In an effort to understand an SDK, I found myself drawing diagrams. Just to get the concepts into my head, and to visualise the way the bits and pieces fit together. It turned out that those diagrams are useful to more people than just me. My diagrams became part of the SDK overview that I was writing.
SDKs are conceptual and tricky to grasp at the best of times. This one offered a couple of special complexities. I’d heard from many sources that people were having trouble getting started with the SDK.
My goals for the introduction to the SDK
What are the two complexities that I wanted to illustrate?
Firstly, there are a few different paths that you can follow to achieve your goal of using the SDK to build a machine learning pipeline. For this doc, my audience is fairly comfortable with machine learning, so that’s not the complexity in this case. But it is confusing that there are a few different ways of putting a pipeline together.
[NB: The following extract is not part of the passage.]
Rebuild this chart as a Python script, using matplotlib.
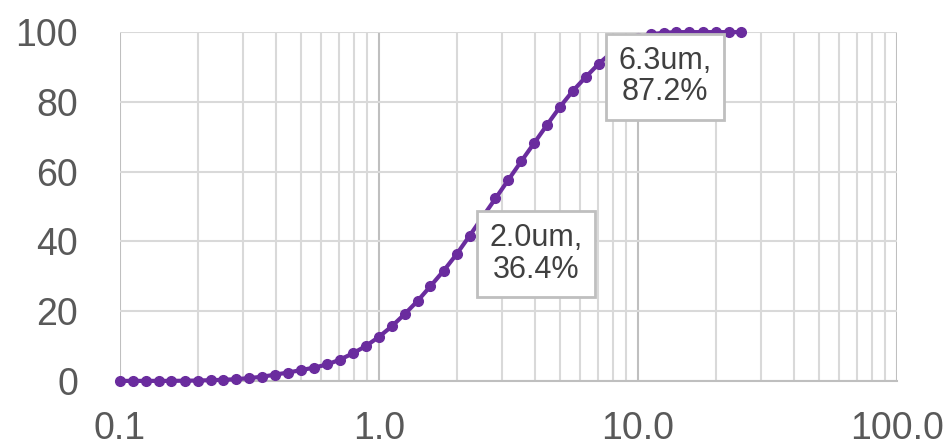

Secondly, your code at some stage ends up in a Docker container managed by Kubernetes. It’s not a given that my audience is well up on Kubernetes. And they almost certainly don’t know how the containerisation of their code relates to their use of the SDK.
The doc and diagrams
The doc is an introduction to the Kubeflow Pipelines SDK. It starts off with an overview of the packages in the SDK, then describes the four ways you can use the SDK to build a pipeline, depending on your starting point and your use case.
The first use case describes the most common usage of the SDK: creating pipeline components from existing code. The section starts with a diagram:
As you can see, the diagram has some minimal code snippets. Just enough to give readers a hook to attach more information to.
Note: The diagram in this post is a png file, but in the docs I’ve used SVG (XML). The use of the XML format means that we can internationalise the text, when the time comes to provide the Kubeflow docs in languages other than English.
After the diagram comes a more indepth description of the diagram, with more meat to the code. It’s still probably not enough for people to copy, paste, and start coding, but that’s not the goal of this doc. The goal is for people to gain a conceptual understanding of what fits where, and of when you’d use this particular workflow.
At the end of the section is an info box containing links to further information and examples.
The subsequent sections follow the same pattern:
- Diagram with minimal code.
- More indepth explanation with more code.
- Pointers to detailed docs and examples.
The design of the doc mimics the user interface design principle of progressive disclosure.
The doc starts by revealing the primary concepts and code patterns in each use case. That allows the reader to grasp the similarities and differences between the use cases.
Next, for readers who want to know more about a particular use case, the doc gives a little more information below the diagram. There’s just enough terminology and code to give people a good idea of what the workflow involves.
For novices, that level of information provides a logical compartment into which they can wedge their growing understanding. They can go away and look at more detailed docs, then come back and fit that new information into the right place in the use case.
For readers who are already experts in most of the required areas and just want to know how this particular SDK works, the information under the diagram may even provide enough context to start coding.
Lastly, for each use case the doc provides links to detailed information and examples.
Do people like the doc?
I wrote the doc because I’d heard people were having trouble understanding how to use the SDK. My initial reason for drawing the diagrams was for my own understanding. But then I realised that the diagrams would probably be useful to others too. I showed the diagrams to an engineer, and he agreed. I showed a draft of the doc to an intern who had just started learning how to use the SDK. He said the diagrams would have been extremely useful if he’d had them two weeks earlier when he was starting out with the SDK.
The doc is new, so it’s too early to tell how well it performs for a wider audience. I plan to check the analytics and ratings in a few weeks’ time.
Do the diagrams hit the right spot between too naive and too complex?
I’m sure there are improvements we can make in the way I’ve described the technology. We’ll iterative and improve over the next weeks and months, as we do with most of our docs.
Still, I think we should be careful to keep a certain level of naivety. After all, these diagrams helped me kickstart my understanding of the concepts involved in using the SDK. Other people reading the docs will be at the same level of not knowing stuff when they start out. We need to keep that level in mind. The curse of knowledge is a powerful thing!